Heart softened by her caring, Alfred tries to re-enact the check-writing and Russian Roulette scenes with the same dismal results because, of course, he’s had it wrong all along — it’s Daphne’s sister Barbara who’s been having the affair with Tony, not Daphne, as she finally confides to him. She was looking for Barbara in Tony’s room, and Sweeney unwittingly trapped her in there by herself. Feeling foolish, Alfred pledges to take her dancing after all, and says that her purple dress with the plumes at the hips will be a “purple lesson” to him to never doubt her love again.
This is the most tightly plotted of any Sturges film, probably thanks to the mystery aspect of whether or not Daphne is really being unfaithful. Most of his films are quite meandering and he had a habit of writing himself into a corner, most notably in The Palm Beach Story, where he had to write a frame story with identical twins in order to get himself out of an unsolvable dilemma. I think the tighter plot works to this film’s benefit, because the comedy of it depends so much on repetition and restatement. You may find yourself repeating phrases like “the purple one … with the plumes at the hips” or “a nice hot bath” after hearing them used and re-used so many times in the course of the film, but they all pay off in the end.
Sturges was one of the most popular and successful filmmakers of the 1940s, but this film flopped, and no one is quite sure why. The sweeping changes in tone probably didn’t help — I can imagine that some filmgoers left and demanded their money back after the brutal murder scene. Another complication was that star Rex Harrison was caught up in a major scandal after his ex-lover Carole Landis committed suicide shortly after he broke up with her, so audiences may have been uncomfortable at seeing him as a romantic lead. Unfortunately for Sturges, the financial failure of this film led the studio to supervise him more closely, which meant he also lost that characteristic Sturges “touch” that audiences loved, and he only directed two more films (one of them in France) before his death in 1959. His hot streak as the writer, director, and producer of his own films lasted for a mere eight years.

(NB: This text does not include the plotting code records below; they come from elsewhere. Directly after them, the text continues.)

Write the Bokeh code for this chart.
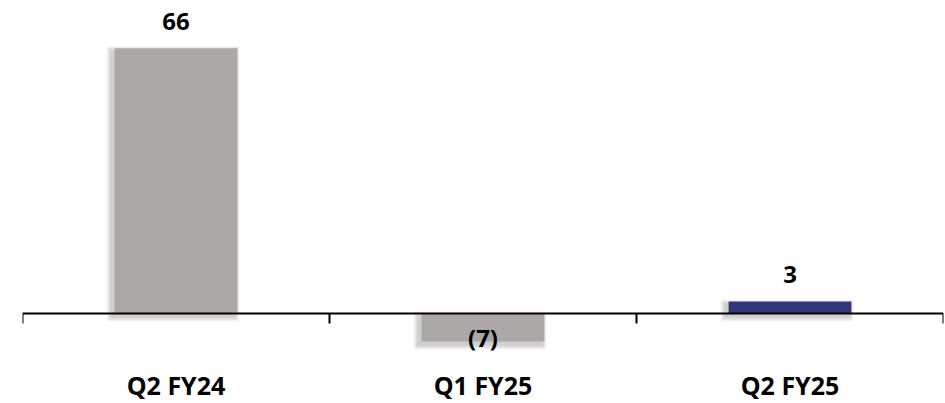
from bokeh.plotting import figure
from bokeh.models import Range1d, LinearAxis, FixedTicker, ColumnDataSource
from bokeh.core.properties import value
from bokeh.embed import file_html
from bokeh.resources import INLINE

categories = ["Q2 FY24", "Q1 FY25", "Q2 FY25"]
values = [66, -7, 3]
value_labels = ["66", "(7)", "3"]
colors = ["#ABA8A7", "#ABA8A7", "#31367A"]

W, H = 944, 403
ML, MR, MT = 22, 1, 8
y0, y1 = -22.4, 75.9
n = len(categories)
px_x = (W - ML - MR) / n
px_y = (H - MT) / (y1 - y0)
bar_w = 0.4

xs = [i + 0.5 for i in range(n)]

p = figure(width=W, height=H, x_range=Range1d(0, n), y_range=Range1d(y0, y1),
           output_backend="svg", toolbar_location=None,
           x_axis_location=None, y_axis_location=None,
           min_border_left=ML, min_border_right=MR, min_border_top=MT, min_border_bottom=0)
p.outline_line_color = None
p.grid.visible = False
p.background_fill_color = "white"
p.border_fill_color = "white"

# soft shadow layers
for k in range(1, 6):
    e = k * 1.0
    dx, dy = -3, 3
    left = [x - bar_w / 2 + (dx - e) / px_x for x in xs]
    right = [x + bar_w / 2 + (dx + e) / px_x for x in xs]
    top = [max(v, 0) - (dy - e) / px_y for v in values]
    bottom = [min(v, 0) - (dy + e) / px_y for v in values]
    p.quad(left=left, right=right, top=top, bottom=bottom,
           fill_color="black", fill_alpha=0.04, line_color=None)

src = ColumnDataSource(dict(x=xs, top=values, color=colors, label=value_labels,
                            off=[-27 if v >= 0 else -4 for v in values]))
p.vbar(x="x", top="top", bottom=0, width=bar_w, fill_color="color", line_color=None, source=src)

p.text(x="x", y="top", text="label", y_offset="off", source=src,
       text_align="center", text_baseline="middle",
       text_font=value("Open Sans"), text_font_style="bold", text_font_size="24px",
       text_color="black")

ticks = list(range(n + 1))
ax = LinearAxis(fixed_location=0, ticker=FixedTicker(ticks=ticks),
                major_tick_in=0, major_tick_out=10, minor_tick_line_color=None,
                major_label_overrides={t: "" for t in ticks}, major_label_standoff=0,
                axis_line_width=2, major_tick_line_width=2,
                axis_line_color="black", major_tick_line_color="black")
p.add_layout(ax, "below")

cat_y = -(384 - MT - (H - MT - (0 - y0) * px_y)) / px_y
p.text(x=xs, y=[cat_y] * n, text=categories, text_align="center", text_baseline="middle",
       text_font=value("Open Sans"), text_font_style="bold", text_font_size="25px",
       text_color="black")

open("out.html", "w").write(file_html(p, INLINE))
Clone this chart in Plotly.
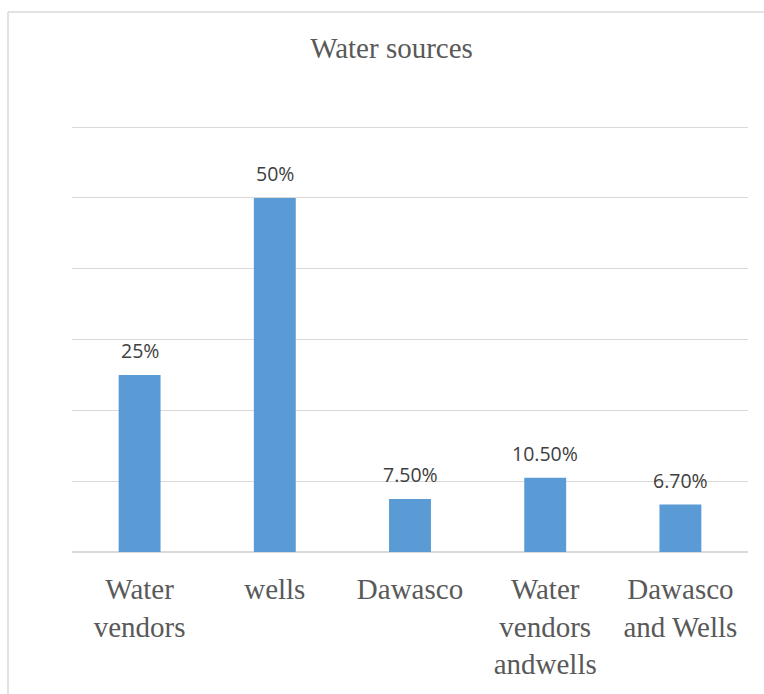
import plotly.graph_objects as go

categories = ["Water<br>vendors", "wells", "Dawasco", "Water<br>vendors<br>andwells", "Dawasco<br>and Wells"]
values = [25, 50, 7.5, 10.5, 6.7]
value_labels = ["25%", "50%", "7.50%", "10.50%", "6.70%"]
y_ticks = [0, 10, 20, 30, 40, 50, 60]

W, H = 764, 694
L, R, T, B = 72, 16, 120, 142
pw, ph = W - L - R, H - T - B
SERIF = "Liberation Serif, Times New Roman, serif"

fig = go.Figure()
fig.add_trace(go.Bar(
    x=categories, y=values,
    marker=dict(color="#5b9bd5", line=dict(width=0)),
    hoverinfo="skip",
))

for c, v, t in zip(categories, values, value_labels):
    fig.add_annotation(
        x=c, y=v, text=t, showarrow=False, yanchor="middle", yshift=24,
        font=dict(family="Open Sans", size=19.5, color="#404040"),
    )

# outer chart border (only left/top visible in frame)
bx0 = (8 - L) / pw
by1 = (H - B - 12) / ph
fig.add_shape(type="line", xref="paper", yref="paper", x0=bx0, x1=bx0, y0=by1, y1=-0.5,
              line=dict(color="#d9d9d9", width=1.5))
fig.add_shape(type="line", xref="paper", yref="paper", x0=bx0, x1=1.2, y0=by1, y1=by1,
              line=dict(color="#d9d9d9", width=1.5))

fig.update_layout(
    width=W, height=H,
    margin=dict(l=L, r=R, t=T, b=B, pad=0),
    paper_bgcolor="white", plot_bgcolor="white",
    font=dict(family=SERIF, size=29, color="#595959"),
    bargap=0.69,
    showlegend=False,
    title=dict(text="Water sources", xref="container", yref="container",
               x=391.5 / W, xanchor="center", y=1 - 48 / H, yanchor="middle",
               font=dict(family=SERIF, size=29, color="#595959")),
    xaxis=dict(showgrid=False, showline=False, ticks="", zeroline=False,
               ticklabelstandoff=17,
               tickfont=dict(family=SERIF, size=29, color="#595959")),
    yaxis=dict(range=[0, 61], tickvals=y_ticks, showticklabels=False,
               showgrid=True, gridcolor="#d9d9d9", gridwidth=1,
               zeroline=True, zerolinecolor="#d9d9d9", zerolinewidth=1.5,
               showline=False, ticks=""),
)

fig.write_html("out.html")
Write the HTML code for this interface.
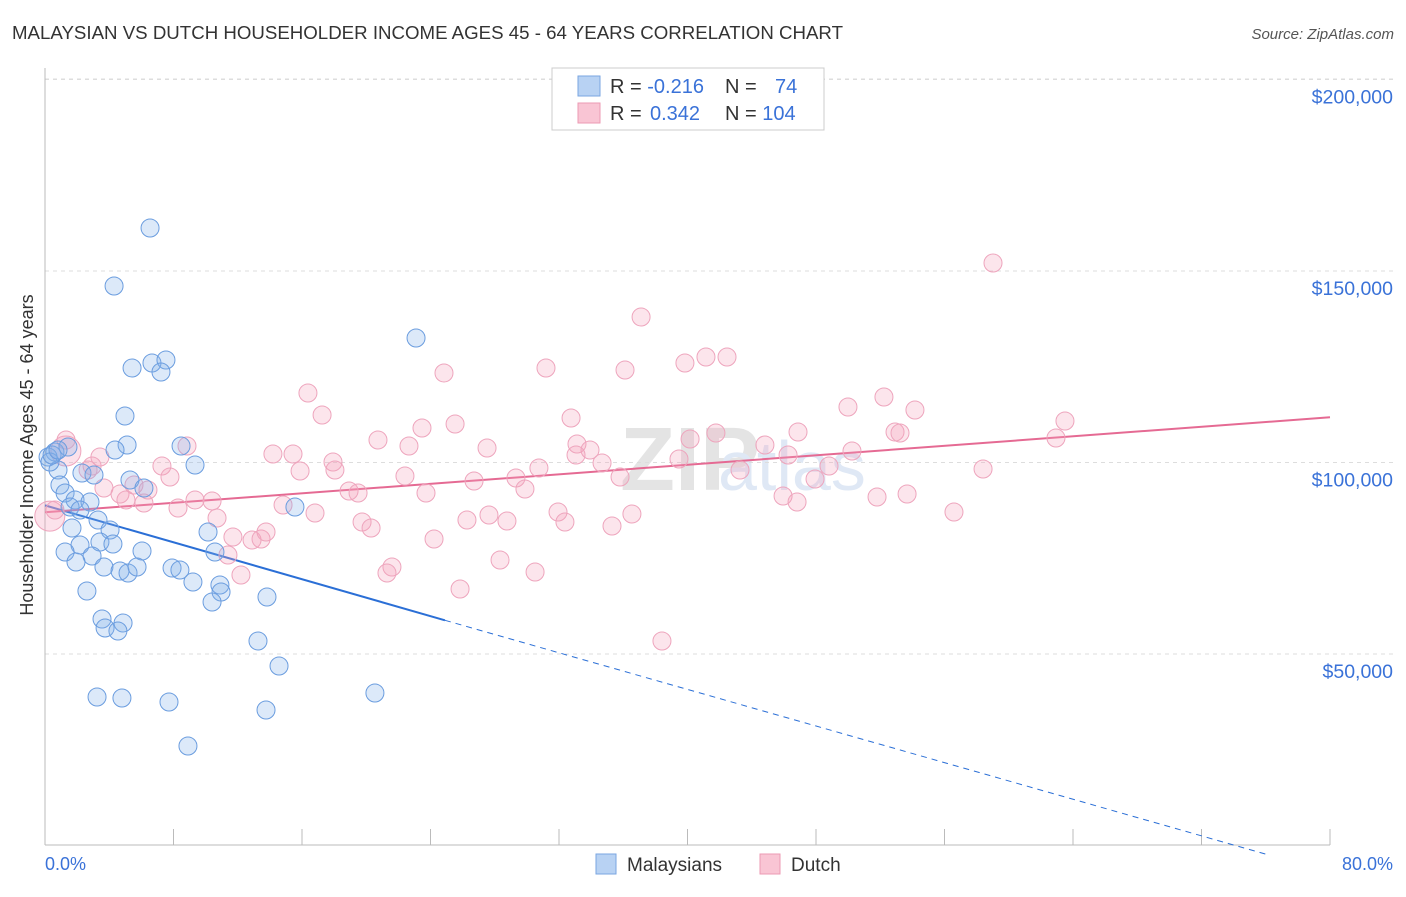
<!DOCTYPE html>
<html><head><meta charset="utf-8"><style>
body{margin:0;background:#fff;font-family:"Liberation Sans",sans-serif}
svg text{font-family:"Liberation Sans",sans-serif}
</style></head><body>
<svg id="chart" width="1406" height="892" xmlns="http://www.w3.org/2000/svg">
<text x="12" y="39" font-size="18" fill="#333" textLength="831" lengthAdjust="spacingAndGlyphs">MALAYSIAN VS DUTCH HOUSEHOLDER INCOME AGES 45 - 64 YEARS CORRELATION CHART</text>
<text x="1394" y="39" font-size="15" fill="#555" font-style="italic" text-anchor="end">Source: ZipAtlas.com</text>
<text x="620" y="490" font-size="90" fill="#e4e4e4" font-weight="bold">ZIP</text>
<text x="718" y="490" font-size="70" fill="#dfe8f5">atlas</text>
<g id="grid"></g><g id="axes"></g><g id="lines"></g><g id="pts"></g>
<text transform="translate(33,455) rotate(-90)" font-size="18" fill="#333" text-anchor="middle">Householder Income Ages 45 - 64 years</text>
<text x="45" y="870" font-size="18" fill="#3a72d8">0.0%</text>
<text x="1393" y="870" font-size="18" fill="#3a72d8" text-anchor="end">80.0%</text>
<g>
<rect x="552" y="68" width="272" height="62" fill="#fff" stroke="#ccc"/>
<rect x="578" y="76" width="22" height="20" fill="#b8d2f3" stroke="#7aa6e0"/>
<rect x="578" y="103" width="22" height="20" fill="#f9c5d4" stroke="#ec9ab3"/>
<text x="610" y="93" font-size="20" fill="#333">R = <tspan fill="#3a72d8">-0.216</tspan></text>
<text x="725" y="93" font-size="20" fill="#333">N = <tspan fill="#3a72d8" x="775">74</tspan></text>
<text x="610" y="120" font-size="20" fill="#333">R = <tspan fill="#3a72d8" x="650">0.342</tspan></text>
<text x="725" y="120" font-size="20" fill="#333">N = <tspan fill="#3a72d8">104</tspan></text>
</g>
<g>
<rect x="596" y="854" width="20" height="20" fill="#b8d2f3" stroke="#7aa6e0"/>
<text x="627" y="871" font-size="19" fill="#333">Malaysians</text>
<rect x="760" y="854" width="20" height="20" fill="#f9c5d4" stroke="#ec9ab3"/>
<text x="791" y="871" font-size="19" fill="#333">Dutch</text>
</g>
</svg>
<script>
const yTicks=[50000,100000,150000,200000];
const yTickLabels=["$50,000","$100,000","$150,000","$200,000"];
const xTicks=[0,8,16,24,32,40,48,56,64,72,80];
const bluePx=[[150,228],[114,286],[416,338],[132,368],[152,363],[166,360],[161,372],[125,416],[127,445],[115,450],[181,446],[195,465],[130,480],[55,452],[48,457],[68,447],[58,470],[82,473],[94,475],[60,485],[65,493],[75,500],[90,502],[144,488],[295,507],[70,507],[80,510],[98,520],[72,528],[110,530],[100,542],[113,544],[208,532],[80,545],[65,552],[92,556],[142,551],[215,552],[76,562],[104,567],[120,571],[128,573],[137,567],[172,568],[180,570],[193,582],[220,585],[221,592],[212,602],[87,591],[267,597],[102,619],[123,623],[105,628],[118,631],[258,641],[279,666],[375,693],[97,697],[122,698],[169,702],[266,710],[188,746],[50,462],[52,455],[58,450]];
const pinkPx=[[993,263],[641,317],[685,363],[706,357],[727,357],[444,373],[546,368],[625,370],[308,393],[322,415],[571,418],[455,424],[848,407],[884,397],[915,410],[1065,421],[378,440],[409,446],[422,428],[487,448],[577,444],[590,450],[690,439],[716,433],[765,445],[798,432],[852,451],[895,432],[900,433],[1056,438],[187,446],[66,440],[100,457],[92,466],[88,470],[273,454],[293,454],[300,471],[333,462],[335,470],[405,476],[474,481],[516,478],[539,468],[576,455],[602,463],[620,477],[679,459],[740,470],[788,455],[829,466],[815,479],[983,469],[162,466],[170,477],[134,485],[104,488],[120,494],[148,490],[126,500],[144,503],[195,500],[212,501],[283,505],[315,513],[349,491],[358,493],[426,493],[525,489],[558,512],[565,522],[632,514],[467,520],[489,515],[507,521],[612,526],[783,496],[797,502],[877,497],[907,494],[954,512],[178,508],[217,518],[233,537],[252,540],[261,539],[266,532],[362,522],[371,528],[434,539],[228,555],[241,575],[392,567],[387,573],[500,560],[535,572],[460,589],[662,641],[55,510]];
const blueX=bluePx.map(p=>+((p[0]-45)/1285*80).toFixed(2));
const blueY=bluePx.map(p=>Math.round(50000+(654-p[1])*50000/191.5));
const pinkX=pinkPx.map(p=>+((p[0]-45)/1285*80).toFixed(2));
const pinkY=pinkPx.map(p=>Math.round(50000+(654-p[1])*50000/191.5));
const bigPinkX=[1.3,0.3];
const bigPinkY=[103000,86000];
const blueTrend=[[0,88800],[24.9,58800],[76.2,-2500]];
const pinkTrend=[[0,87000],[80,111800]];
const X=v=>45+v/80*1285, Y=v=>654-(v-50000)*191.5/50000;
const NS="http://www.w3.org/2000/svg";
function mk(tag,attrs,parent){const e=document.createElementNS(NS,tag);for(const k in attrs)e.setAttribute(k,attrs[k]);document.getElementById(parent).appendChild(e);return e;}
yTicks.forEach((t,i)=>{
 const l=mk('line',{x1:45,x2:1393,y1:Y(t),y2:Y(t),stroke:'#ddd','stroke-dasharray':'4,4'},'grid');
 
 
 const tx=mk('text',{x:1393,y:Y(t)+24,'font-size':19.5,fill:'#3a72d8','text-anchor':'end'},'grid');
 tx.textContent=yTickLabels[i];
 
 
});
mk('line',{x1:45,x2:1393,y1:79,y2:79,stroke:'#ddd','stroke-dasharray':'4,4'},'grid');
const ax=mk('line',{x1:45,x2:1330,y1:845,y2:845,stroke:'#bbb'},'axes');


const ay=mk('line',{x1:45,x2:45,y1:68,y2:845,stroke:'#bbb'},'axes');


xTicks.forEach(t=>{
 const l=mk('line',{x1:X(t),x2:X(t),y1:829,y2:845,stroke:'#bbb'},'axes');
 
 
});
const b1=mk('line',{x1:X(blueTrend[0][0]),y1:Y(blueTrend[0][1]),x2:X(blueTrend[1][0]),y2:Y(blueTrend[1][1]),stroke:'#2b6fd6','stroke-width':2},'lines');


const b2=mk('line',{x1:X(blueTrend[1][0]),y1:Y(blueTrend[1][1]),x2:X(blueTrend[2][0]),y2:Y(blueTrend[2][1]),stroke:'#2b6fd6','stroke-width':1,'stroke-dasharray':'6,5'},'lines');


const p1=mk('line',{x1:X(pinkTrend[0][0]),y1:Y(pinkTrend[0][1]),x2:X(pinkTrend[1][0]),y2:Y(pinkTrend[1][1]),stroke:'#e56a93','stroke-width':2},'lines');


bigPinkX.forEach((x,i)=>{
 const c=mk('circle',{cx:X(x),cy:Y(bigPinkY[i]),r:15,fill:'rgba(244,160,188,0.3)',stroke:'#eea5bd','stroke-width':1},'pts');
 
 
});
pinkX.forEach((x,i)=>{
 const c=mk('circle',{cx:X(x),cy:Y(pinkY[i]),r:9,fill:'rgba(244,160,188,0.28)',stroke:'#eea5bd','stroke-width':1},'pts');
 
 
});
blueX.forEach((x,i)=>{
 const c=mk('circle',{cx:X(x),cy:Y(blueY[i]),r:9,fill:'rgba(130,175,235,0.28)',stroke:'#6b9ddf','stroke-width':1},'pts');
 
 
});
</script>
</body></html>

A final note: most of the comedy of Sturges’ films holds up well, but I do feel that I need to caution you that his use of African-American characters has not aged well. At all. This film doesn’t have any, but The Palm Beach Story and Sullivan’s Travels (1941) feature some pretty rank stereotypes enacted by Sturges regulars Fred “Snowflake” Toones and Charles R. Moore. If you see a Black actor or actress in a Sturges film, be prepared to cringe a little at how they had to act in order to receive their paycheck.